From Deseret News archives:
New BLM director sees positive future for Utah land issues
SALT LAKE CITY — With the taste of gritty dust in his mouth and the smell of a harvest on the wind, Juan Palma was just a little boy when he worked in the fields from south Texas to Yakima Valley, Wash.
Tomatoes and peppers in one state, grapes on the vine in another and hops and sugar beets all awaited the hands of Palma's migrant farm family.
It was during this formative time in his youth that the new Utah director of the Bureau of Land Management says his love of the land was planted, even as he plucked its bounty.
"Seeing those beautiful scenic vistas from the back of the truck, peering out through the slats … I thought this has got to be like heaven, those beautiful mountains," Palma said.
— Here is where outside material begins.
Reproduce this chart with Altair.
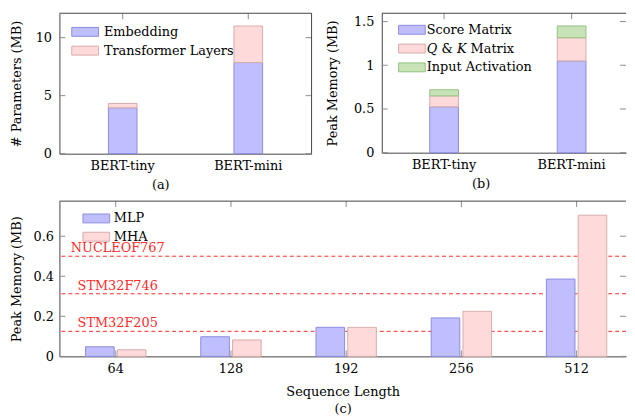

Little did he know, as he witnessed the grandeur of the snow-capped Sierras from the floors of the Sacramento Valley, that he would one day go on to manage those lands.
"That is the wonder and acknowledgment — that in America, anything is possible," he said.
A business management major from BYU, Palma may have had his nose stuck in finance and sales at one point, but he was never far from the dirt he grew up with.
Settling in the little town of Vale, Ore., Palma was atop a tractor one day when a farmer who knew his university background asked him why he was still getting his hands dirty.
The question and some soul searching led him to the U.S. Forest Service, where he landed a job.
"I was fascinated that there was an agency like this," Palma said. "The concept of public lands was a foreign idea to me."
He later wound up at the Bureau of Land Management in the eastern Oregon district based in Vale, managing a "big building" he'd watched rise from the ground during the days he drove the tractor.
By 2000, he left the federal agency to take on the responsibility of executive director of the Tahoe Regional Planning Agency, a unique two-state compact between Nevada and California established to oversee all planning and development in the Tahoe Region.
It was a déj?vu moment for Palma, who as a boy had stared in awe at the Sierras.
Like so many of the paths in Palma's life, his newest post has him circling back to the time when he was raising his family in Utah and watching his children graduate from high school and go on to college.
He's returned to a sentinel moment in his past this summer and has undertaken management of the Utah BLM, which has been the fulcrum of controversy the past two years — from resource management plans under legal challenge to pulled oil and gas leases once secured at auction.